Without the pictures, return each record as it appears.

==== Listing ====

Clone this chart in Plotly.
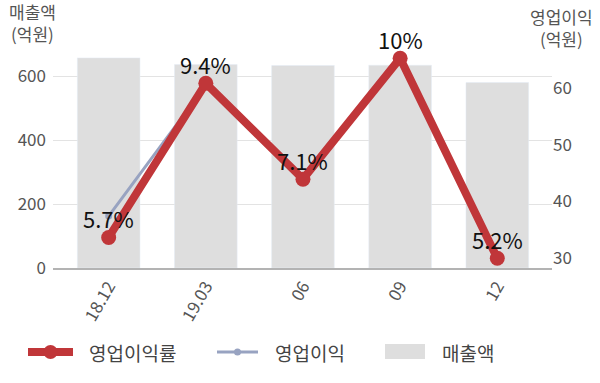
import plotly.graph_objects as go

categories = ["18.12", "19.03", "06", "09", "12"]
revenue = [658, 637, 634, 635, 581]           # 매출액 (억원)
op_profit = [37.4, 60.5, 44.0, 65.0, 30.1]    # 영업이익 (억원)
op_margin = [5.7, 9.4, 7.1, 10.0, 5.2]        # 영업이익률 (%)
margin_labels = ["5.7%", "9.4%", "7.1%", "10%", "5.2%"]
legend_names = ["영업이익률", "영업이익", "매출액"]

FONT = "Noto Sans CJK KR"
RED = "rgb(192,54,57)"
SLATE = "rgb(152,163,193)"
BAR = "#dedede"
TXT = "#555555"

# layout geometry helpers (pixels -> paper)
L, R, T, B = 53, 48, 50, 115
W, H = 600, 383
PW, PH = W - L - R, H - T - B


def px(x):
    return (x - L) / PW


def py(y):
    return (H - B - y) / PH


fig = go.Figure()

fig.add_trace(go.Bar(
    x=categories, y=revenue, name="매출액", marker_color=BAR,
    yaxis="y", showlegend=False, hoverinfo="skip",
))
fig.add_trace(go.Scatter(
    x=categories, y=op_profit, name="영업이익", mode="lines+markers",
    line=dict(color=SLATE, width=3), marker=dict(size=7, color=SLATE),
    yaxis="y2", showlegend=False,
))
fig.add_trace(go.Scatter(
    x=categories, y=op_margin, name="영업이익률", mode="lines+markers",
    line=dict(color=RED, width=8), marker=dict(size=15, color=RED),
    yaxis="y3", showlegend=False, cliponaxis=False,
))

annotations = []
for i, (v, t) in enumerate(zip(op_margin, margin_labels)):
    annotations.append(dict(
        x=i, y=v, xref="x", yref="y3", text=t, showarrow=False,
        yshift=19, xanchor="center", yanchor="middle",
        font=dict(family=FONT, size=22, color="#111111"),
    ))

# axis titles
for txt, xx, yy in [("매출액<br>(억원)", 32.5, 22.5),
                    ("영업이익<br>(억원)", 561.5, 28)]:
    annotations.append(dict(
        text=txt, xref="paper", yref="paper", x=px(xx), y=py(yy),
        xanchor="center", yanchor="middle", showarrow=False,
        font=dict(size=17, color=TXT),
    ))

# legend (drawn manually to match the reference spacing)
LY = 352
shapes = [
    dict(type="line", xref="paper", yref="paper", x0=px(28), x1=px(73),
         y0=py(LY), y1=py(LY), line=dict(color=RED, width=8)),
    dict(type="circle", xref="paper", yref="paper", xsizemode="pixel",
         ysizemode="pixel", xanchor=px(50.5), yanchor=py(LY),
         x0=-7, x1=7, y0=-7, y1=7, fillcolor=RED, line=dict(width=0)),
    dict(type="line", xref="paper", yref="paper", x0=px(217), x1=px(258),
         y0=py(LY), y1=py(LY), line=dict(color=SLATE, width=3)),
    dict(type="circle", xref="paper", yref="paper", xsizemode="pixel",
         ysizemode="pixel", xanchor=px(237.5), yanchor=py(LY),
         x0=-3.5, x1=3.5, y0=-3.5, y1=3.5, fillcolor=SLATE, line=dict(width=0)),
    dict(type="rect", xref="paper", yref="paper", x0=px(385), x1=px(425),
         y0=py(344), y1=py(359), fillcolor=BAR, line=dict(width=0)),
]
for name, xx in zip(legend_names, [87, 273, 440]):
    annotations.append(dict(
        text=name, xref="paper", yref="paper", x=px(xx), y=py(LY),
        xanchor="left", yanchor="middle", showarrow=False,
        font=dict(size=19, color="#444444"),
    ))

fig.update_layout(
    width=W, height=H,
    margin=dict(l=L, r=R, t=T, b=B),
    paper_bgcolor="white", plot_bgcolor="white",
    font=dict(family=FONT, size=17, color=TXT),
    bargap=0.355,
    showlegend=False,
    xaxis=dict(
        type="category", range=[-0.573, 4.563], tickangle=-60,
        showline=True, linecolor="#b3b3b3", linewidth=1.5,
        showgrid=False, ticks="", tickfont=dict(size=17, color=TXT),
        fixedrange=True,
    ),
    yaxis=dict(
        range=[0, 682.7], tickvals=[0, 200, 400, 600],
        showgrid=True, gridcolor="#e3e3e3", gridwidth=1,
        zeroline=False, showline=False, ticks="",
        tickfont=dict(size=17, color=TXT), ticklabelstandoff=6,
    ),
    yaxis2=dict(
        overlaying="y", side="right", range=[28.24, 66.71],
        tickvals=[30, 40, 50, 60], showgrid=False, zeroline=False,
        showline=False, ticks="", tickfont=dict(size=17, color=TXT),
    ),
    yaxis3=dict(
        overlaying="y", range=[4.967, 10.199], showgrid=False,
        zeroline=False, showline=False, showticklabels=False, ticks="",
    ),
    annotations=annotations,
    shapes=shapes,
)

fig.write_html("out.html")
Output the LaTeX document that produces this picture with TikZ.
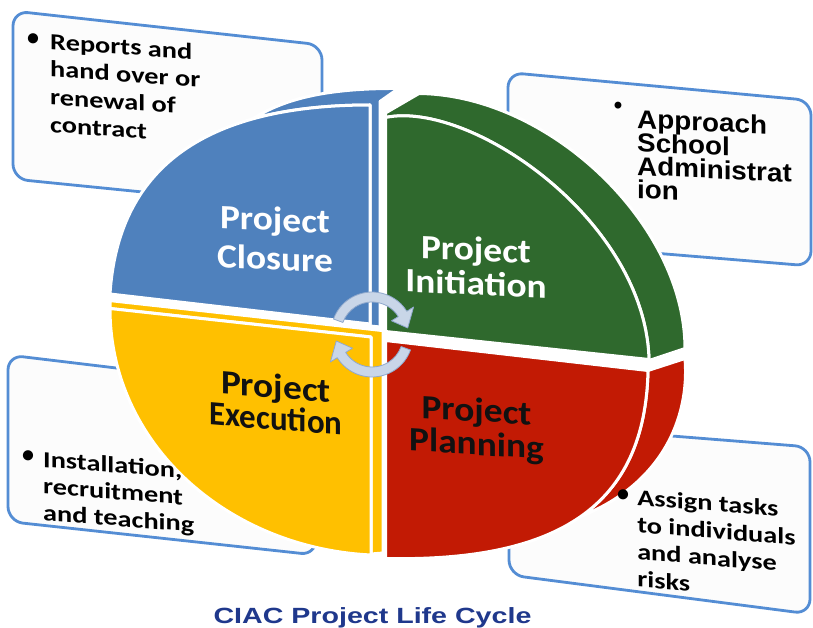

====

# Finished answer
Clone this chart in Plotly.
import plotly.graph_objects as go

categories = ["18.12", "19.03", "06", "09", "12"]
revenue = [658, 637, 634, 635, 581]           # 매출액 (억원)
op_profit = [37.4, 60.5, 44.0, 65.0, 30.1]    # 영업이익 (억원)
op_margin = [5.7, 9.4, 7.1, 10.0, 5.2]        # 영업이익률 (%)
margin_labels = ["5.7%", "9.4%", "7.1%", "10%", "5.2%"]
legend_names = ["영업이익률", "영업이익", "매출액"]

FONT = "Noto Sans CJK KR"
RED = "rgb(192,54,57)"
SLATE = "rgb(152,163,193)"
BAR = "#dedede"
TXT = "#555555"

# layout geometry helpers (pixels -> paper)
L, R, T, B = 53, 48, 50, 115
W, H = 600, 383
PW, PH = W - L - R, H - T - B


def px(x):
    return (x - L) / PW


def py(y):
    return (H - B - y) / PH


fig = go.Figure()

fig.add_trace(go.Bar(
    x=categories, y=revenue, name="매출액", marker_color=BAR,
    yaxis="y", showlegend=False, hoverinfo="skip",
))
fig.add_trace(go.Scatter(
    x=categories, y=op_profit, name="영업이익", mode="lines+markers",
    line=dict(color=SLATE, width=3), marker=dict(size=7, color=SLATE),
    yaxis="y2", showlegend=False,
))
fig.add_trace(go.Scatter(
    x=categories, y=op_margin, name="영업이익률", mode="lines+markers",
    line=dict(color=RED, width=8), marker=dict(size=15, color=RED),
    yaxis="y3", showlegend=False, cliponaxis=False,
))

annotations = []
for i, (v, t) in enumerate(zip(op_margin, margin_labels)):
    annotations.append(dict(
        x=i, y=v, xref="x", yref="y3", text=t, showarrow=False,
        yshift=19, xanchor="center", yanchor="middle",
        font=dict(family=FONT, size=22, color="#111111"),
    ))

# axis titles
for txt, xx, yy in [("매출액<br>(억원)", 32.5, 22.5),
                    ("영업이익<br>(억원)", 561.5, 28)]:
    annotations.append(dict(
        text=txt, xref="paper", yref="paper", x=px(xx), y=py(yy),
        xanchor="center", yanchor="middle", showarrow=False,
        font=dict(size=17, color=TXT),
    ))

# legend (drawn manually to match the reference spacing)
LY = 352
shapes = [
    dict(type="line", xref="paper", yref="paper", x0=px(28), x1=px(73),
         y0=py(LY), y1=py(LY), line=dict(color=RED, width=8)),
    dict(type="circle", xref="paper", yref="paper", xsizemode="pixel",
         ysizemode="pixel", xanchor=px(50.5), yanchor=py(LY),
         x0=-7, x1=7, y0=-7, y1=7, fillcolor=RED, line=dict(width=0)),
    dict(type="line", xref="paper", yref="paper", x0=px(217), x1=px(258),
         y0=py(LY), y1=py(LY), line=dict(color=SLATE, width=3)),
    dict(type="circle", xref="paper", yref="paper", xsizemode="pixel",
         ysizemode="pixel", xanchor=px(237.5), yanchor=py(LY),
         x0=-3.5, x1=3.5, y0=-3.5, y1=3.5, fillcolor=SLATE, line=dict(width=0)),
    dict(type="rect", xref="paper", yref="paper", x0=px(385), x1=px(425),
         y0=py(344), y1=py(359), fillcolor=BAR, line=dict(width=0)),
]
for name, xx in zip(legend_names, [87, 273, 440]):
    annotations.append(dict(
        text=name, xref="paper", yref="paper", x=px(xx), y=py(LY),
        xanchor="left", yanchor="middle", showarrow=False,
        font=dict(size=19, color="#444444"),
    ))

fig.update_layout(
    width=W, height=H,
    margin=dict(l=L, r=R, t=T, b=B),
    paper_bgcolor="white", plot_bgcolor="white",
    font=dict(family=FONT, size=17, color=TXT),
    bargap=0.355,
    showlegend=False,
    xaxis=dict(
        type="category", range=[-0.573, 4.563], tickangle=-60,
        showline=True, linecolor="#b3b3b3", linewidth=1.5,
        showgrid=False, ticks="", tickfont=dict(size=17, color=TXT),
        fixedrange=True,
    ),
    yaxis=dict(
        range=[0, 682.7], tickvals=[0, 200, 400, 600],
        showgrid=True, gridcolor="#e3e3e3", gridwidth=1,
        zeroline=False, showline=False, ticks="",
        tickfont=dict(size=17, color=TXT), ticklabelstandoff=6,
    ),
    yaxis2=dict(
        overlaying="y", side="right", range=[28.24, 66.71],
        tickvals=[30, 40, 50, 60], showgrid=False, zeroline=False,
        showline=False, ticks="", tickfont=dict(size=17, color=TXT),
    ),
    yaxis3=dict(
        overlaying="y", range=[4.967, 10.199], showgrid=False,
        zeroline=False, showline=False, showticklabels=False, ticks="",
    ),
    annotations=annotations,
    shapes=shapes,
)

fig.write_html("out.html")
Output the LaTeX document that produces this picture with TikZ.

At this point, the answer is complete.